Tacir bazı durumlarda ticari işletmesine ilişkin işler bakımından yardıma ihtiyaç duyabilir. Bu hallerde tacir, tacir yardımcıları atayarak iş yükünü hafifletebilir. Tacir yardımcıları, bağlı tacir yardımcıları ve bağımsız tacir yardımcıları olmak üzere 2’ye ayrılır. Bağlı tacir yardımcıları ise ticari temsilci ve ticari vekilden oluşur. Bu yazımızda ticari vekili inceleyeceğiz.
Ticari vekil, Türk Borçlar Kanunu’nun 551. maddesinde “bir ticari işletme sahibinin, kendisine ticari temsilcilik yetkisi vermeksizin, işletmesini yönetmek veya işletmesinin bazı işlerini yürütmek için yetkilendirdiği kişi” olarak tanımlanmıştır. Bu noktada değerlendirmemiz gereken farklılık ticari vekilin ticari temsilcilik yetkisi olmaksızın işletmeyi yönetmek veya bazı işleri yürütmek için yetkilendirileceğidir. Ticari vekil yalnızca bir bölüm işle de sınırlı tutulabilecektir. Örneğin bir otelin personel müdürü ticari vekildir ancak görev alanı yalnızca personel işleriyle sınırlandırılmıştır.
Ticari vekil, yetkilendirildiği alana ilişkin olağan (gündelik) kabul edilen işleri yürütebilecektir. Örneğin, bir restoran adına işletme müdürü olarak atanan ticari vekil, restoran için gıda alımı, toptancılarla sözleşme yapmak gibi işler için yetkilidir ancak şube açamaz, restoranın demirbaşlarını rehnedemez.
Ticari vekil gerçek kişi olmak zorundadır. Ancak ticari vekilin fiil ehliyetine sahip olması zorunlu tutulmamıştır. Ticari vekilin ayırt etme gücünü haiz olması zorunlu ve yeterli kabul edilmiştir.
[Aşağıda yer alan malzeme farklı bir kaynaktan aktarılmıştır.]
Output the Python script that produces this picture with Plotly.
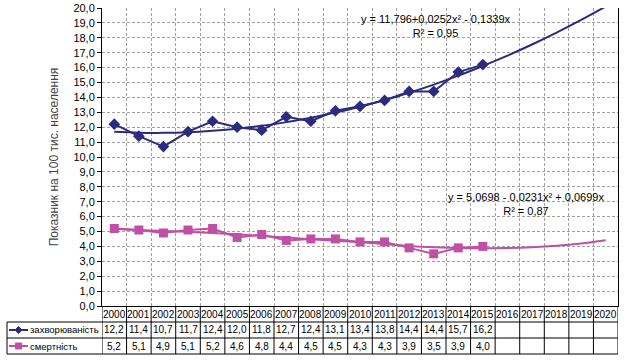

Ticari vekilin ticaret siciline kaydı mümkün değildir. Bu nedenle ticari vekilin atanmasının bir şekle bağlı olduğu söylenemez. Tacir şahsen de ticari vekil atayabileceği gibi, ticari temsilci tarafından da ticari vekil atanabilecektir. Ticari vekil tek taraflı irade beyanıyla atanır. Esnaf işletmeleri için ticari vekil atanamaz yalnızca ticari işletmeler bakımından ticari vekilin atanmasından söz edebiliriz.
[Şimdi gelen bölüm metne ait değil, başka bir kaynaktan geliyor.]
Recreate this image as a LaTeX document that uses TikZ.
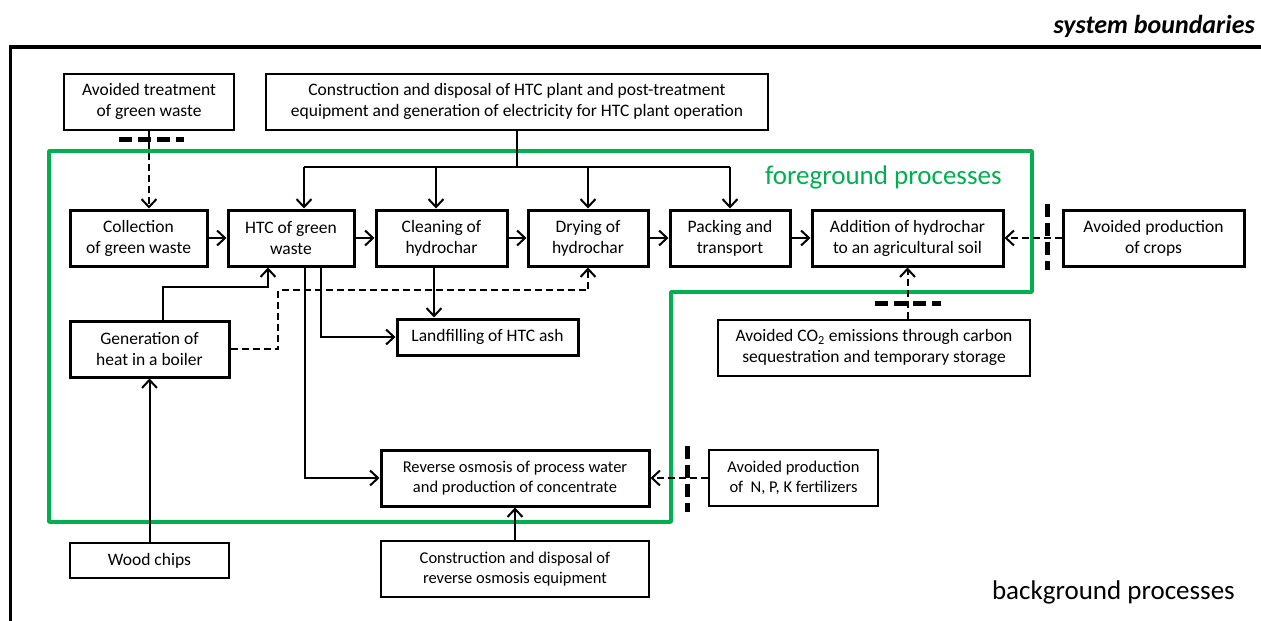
\documentclass[tikz,border=0pt]{standalone}
\usepackage{fontspec}
\setmainfont{Carlito}
\usetikzlibrary{arrows.meta}
\definecolor{fggreen}{RGB}{0,176,80}
\begin{document}
\begin{tikzpicture}[x=1pt,y=-1pt,
  every node/.style={font=\fontsize{17.5}{21}\selectfont, align=center, inner sep=0pt},
  thickbox/.style={draw, line width=3pt, minimum height=56pt},
  thinbox/.style={draw, line width=2pt, minimum height=56pt},
  conn/.style={line width=2pt},
  arr/.style={conn, -{Straight Barb[length=8pt,width=15pt]}},
  dsh/.style={dash pattern=on 7pt off 4pt},
  bar/.style={line width=5pt, dash pattern=on 13pt off 6pt}
]
\useasboundingbox (0,0) rectangle (1261,621);
\begin{scope}
\clip (0,0) rectangle (1261,621);
\draw[line width=3.5pt] (10.5,630) -- (10.5,47) -- (1270,47);
\end{scope}
\node[anchor=base east, font=\fontsize{26}{29}\selectfont\bfseries\itshape] (sb) at (1255,33) {system boundaries};
\node[anchor=base east, font=\fontsize{27}{30}\selectfont] (bg) at (1235,599) {background processes};

% green foreground boundary
\draw[fggreen, line width=3.5pt, line join=round] (49,151) -- (1032,151) -- (1032,292) -- (671,292) -- (671,522) -- (49,522) -- cycle;
\node[anchor=base west, text=fggreen, font=\fontsize{27}{30}\selectfont] (fg) at (765,184) {foreground processes};

% boxes
\node[thinbox, minimum width=170pt] (avt) at (149,101.5) {Avoided treatment\\of green waste};
\node[thinbox, minimum width=502pt] (con) at (517,101.5) {Construction and disposal of HTC plant and post-treatment\\equipment and generation of electricity for HTC plant operation};
\node[thickbox, minimum width=137pt] (col) at (138.5,238) {Collection\\of green waste};
\node[thickbox, minimum width=126pt] (htc) at (291,238) {HTC of green\\waste};
\node[thickbox, minimum width=131pt] (cln) at (441.5,238) {Cleaning of\\hydrochar};
\node[thickbox, minimum width=120pt] (dry) at (588,238) {Drying of\\hydrochar};
\node[thickbox, minimum width=120pt] (pck) at (730,238) {Packing and\\transport};
\node[thickbox, minimum width=191pt] (add) at (907.5,238) {Addition of hydrochar\\to an agricultural soil};
\node[thickbox, minimum width=181pt] (crp) at (1153.5,238) {Avoided production\\of crops};
\node[thickbox, minimum width=159pt] (heat) at (149.5,349) {Generation of\\heat in a boiler};
\node[thickbox, minimum width=181pt, minimum height=36pt] (lnd) at (487.5,337) {Landfilling of HTC ash};
\node[thinbox, minimum width=312pt] (co2) at (874,347.5) {Avoided CO\textsubscript{2} emissions through carbon\\sequestration and temporary storage};
\node[thickbox, minimum width=268pt, font=\fontsize{16.5}{20}\selectfont] (ro) at (515,478) {Reverse osmosis of process water\\and production of concentrate};
\node[thinbox, minimum width=169pt, font=\fontsize{16.5}{20}\selectfont] (npk) at (793.5,478) {Avoided production\\of~ N, P, K fertilizers};
\node[thinbox, minimum width=159pt, minimum height=35pt] (wood) at (149.5,560.5) {Wood chips};
\node[thinbox, minimum width=268pt, font=\fontsize{16.5}{20}\selectfont] (cro) at (515,569) {Construction and disposal of\\reverse osmosis equipment};

% HTC plant construction distribution
\coordinate (hl) at (304,167);
\draw[conn] (con.south) -- (con.south |- hl);
\draw[conn] (hl) -- (hl -| pck.north);
\draw[arr] (hl) -- (hl |- htc.north);
\coordinate (cl) at (436,167);
\draw[arr] (cl) -- (cl |- cln.north);
\draw[arr] (hl -| dry.north) -- (dry.north);
\draw[arr] (hl -| pck.north) -- (pck.north);

% main chain
\draw[arr] (col.east) -- (htc.west);
\draw[arr] (htc.east) -- (cln.west);
\draw[arr] (cln.east) -- (dry.west);
\draw[arr] (dry.east) -- (pck.west);
\draw[arr] (pck.east) -- (add.west);

% avoided treatment
\draw[arr, dsh] (avt.south) -- (avt.south |- col.north);
\draw[bar] (119,139) -- (184,139);

% avoided crops
\draw[arr, dsh] (crp.west) -- (add.east);
\draw[bar] (1047,204) -- (1047,270);

% avoided CO2
\draw[arr, dsh] (add.south |- co2.north) -- (add.south);
\draw[bar] (875,303) -- (941,303);

% heat to HTC
\coordinate (h1) at (163,287);
\coordinate (h2) at (268,287);
\draw[arr] (h1 |- heat.north) -- (h1) -- (h2) -- (h2 |- htc.south);

% heat to drying (dashed)
\coordinate (d1) at (278,290);
\draw[arr, dsh] (heat.east) -- (heat.east -| d1) -- (d1) -- (d1 -| dry.south) -- (dry.south);

% HTC to landfilling
\coordinate (l1) at (321,337);
\draw[arr] (l1 |- htc.south) -- (l1) -- (lnd.west);
\coordinate (l2) at (434,300);
\draw[arr] (l2 |- cln.south) -- (l2 |- lnd.north);

% HTC to reverse osmosis
\coordinate (r1) at (305,478);
\draw[arr] (r1 |- htc.south) -- (r1) -- (ro.west);

% wood chips to heat
\draw[arr] (wood.north) -- (wood.north |- heat.south);

% RO construction
\draw[arr] (cro.north) -- (ro.south);

% avoided NPK
\draw[arr, dsh] (npk.west) -- (ro.east);
\draw[bar] (687,446) -- (687,512);
\end{tikzpicture}
\end{document}
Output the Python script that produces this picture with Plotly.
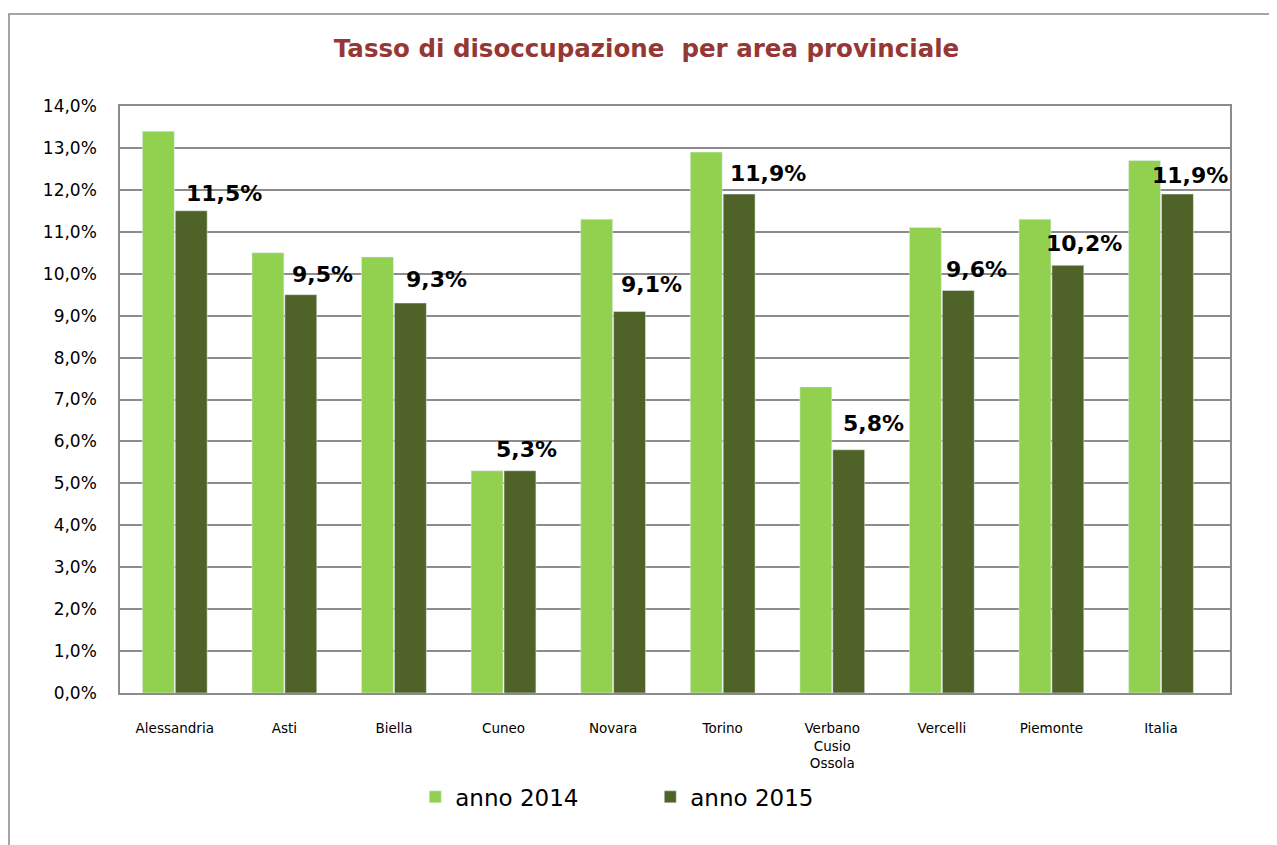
# Tasso di disoccupazione per area provinciale, 2014 vs 2015
import plotly.graph_objects as go

categories = ["Alessandria", "Asti", "Biella", "Cuneo", "Novara", "Torino",
              "Verbano<br>Cusio<br>Ossola", "Vercelli", "Piemonte", "Italia"]
anno_2014 = [13.4, 10.5, 10.4, 5.3, 11.3, 12.9, 7.3, 11.1, 11.3, 12.7]
anno_2015 = [11.5, 9.5, 9.3, 5.3, 9.1, 11.9, 5.8, 9.6, 10.2, 11.9]

# label offsets in pixels (labels were moved by hand in the original)
label_dx = [49, 38, 43, 23, 38, 45, 41, 35, 33, 29]
label_dy = [17, 20, 24, 21, 27, 21, 26, 21, 22, 19]

fig = go.Figure()
fig.add_trace(go.Bar(x=categories, y=anno_2014, name="anno 2014",
                     marker=dict(color="#92D050")))
fig.add_trace(go.Bar(x=categories, y=anno_2015, name="anno 2015",
                     marker=dict(color="#4F6228")))

for c, v, dx, dy in zip(categories, anno_2015, label_dx, label_dy):
    fig.add_annotation(x=c, y=v, xref="x", yref="y", showarrow=False,
                       text=f"{v:.1f}%".replace(".", ","),
                       xshift=dx, yshift=dy, xanchor="center", yanchor="middle",
                       font=dict(family="DejaVu Sans", size=22, color="black",
                                 weight="bold"))

# outer chart border (left and top edges visible)
fig.add_shape(type="rect", xref="paper", yref="paper",
              x0=(9 - 120) / 1110, x1=1.2, y0=-0.4, y1=(693 - 14) / 587,
              line=dict(color="#888888", width=1.5), layer="below")

# page body adds 8px offset, margins compensate
fig.update_layout(
    width=1277, height=845,
    margin=dict(l=112, r=55, t=98, b=160),
    paper_bgcolor="white", plot_bgcolor="white",
    separators=",.",
    bargap=0.4, bargroupgap=0.03,
    title=dict(text="<b>Tasso di disoccupazione  per area provinciale</b>",
               x=0.5, xanchor="center", y=1 - 40 / 845, yanchor="middle",
               font=dict(family="DejaVu Sans", size=24.5, color="#953735")),
    font=dict(family="DejaVu Sans", color="black"),
    legend=dict(orientation="h", x=0.266, xanchor="left", y=-0.177,
                yanchor="middle", entrywidth=190, entrywidthmode="pixels",
                font=dict(size=23), traceorder="normal"),
    showlegend=True,
)
fig.update_yaxes(range=[0, 14], dtick=1, tickformat=".1f", ticksuffix="%",
                 showgrid=True, gridcolor="#8c8c8c", gridwidth=1.5,
                 showline=True, linecolor="#8c8c8c", linewidth=1.5, mirror=True,
                 ticks="", ticklabelstandoff=18, tickfont=dict(size=17),
                 zeroline=False)
fig.update_xaxes(showline=True, linecolor="#8c8c8c", linewidth=1.5, mirror=True,
                 ticks="", ticklabelstandoff=22, tickfont=dict(size=13.5))

fig.write_html("out.html")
Ticari vekil tıpkı ticari temsilci gibi iç ilişkide kısıtlanabilir. Ancak dış ilişkide yapılan kısıtlamalarda uygulamada en çok şu sıkıntı görülür: kısıtlanmanın ispatı. Ticari vekil, ticari temsilciden farklı olarak ticaret siciline kaydedilmediğinden iyi niyetli 3. kişilere karşı kısıtlanmanın öne sürülmesi sorunu yaşanır. Bu ihtimalde 3. kişinin niteliği gereği kısıtlanmanın varlığını bilip bilemeyeceği değerlendirilir.
Ticari vekilliğin sona ermesi tıpkı ticari temsilciliğin sona ermesi gibi (Bkz.İlgili Yazımız…) kanunda düzenlenmiştir. Tacirin ölmesi, fiil ehliyetini yitirmesi gibi durumlarda ticari vekillik ilişkisi sona ermez. Ticari vekilin istifası, azli ve ticari vekilin ölmesi gibi her sözleşmeyi sona erdiren durumlar da ticari vekilliği sona erdirir. Bununla birlikte, ticari işletmenin devri ticari vekilliği sona erdiren durumlardan olarak düzenlenmiştir. Çünkü, ticari vekillik ilişkisi güvene dayanmaktadır. Ticari işletmeyi devralan kişi ile ticari vekil arasında güven ilişkisinin kurulup kurulamayacağı ise öngörülebilir bir durum değildir. Bu nedenle ticari işletmenin devri halinde ticari vekillik ilişkisi sona erecektir.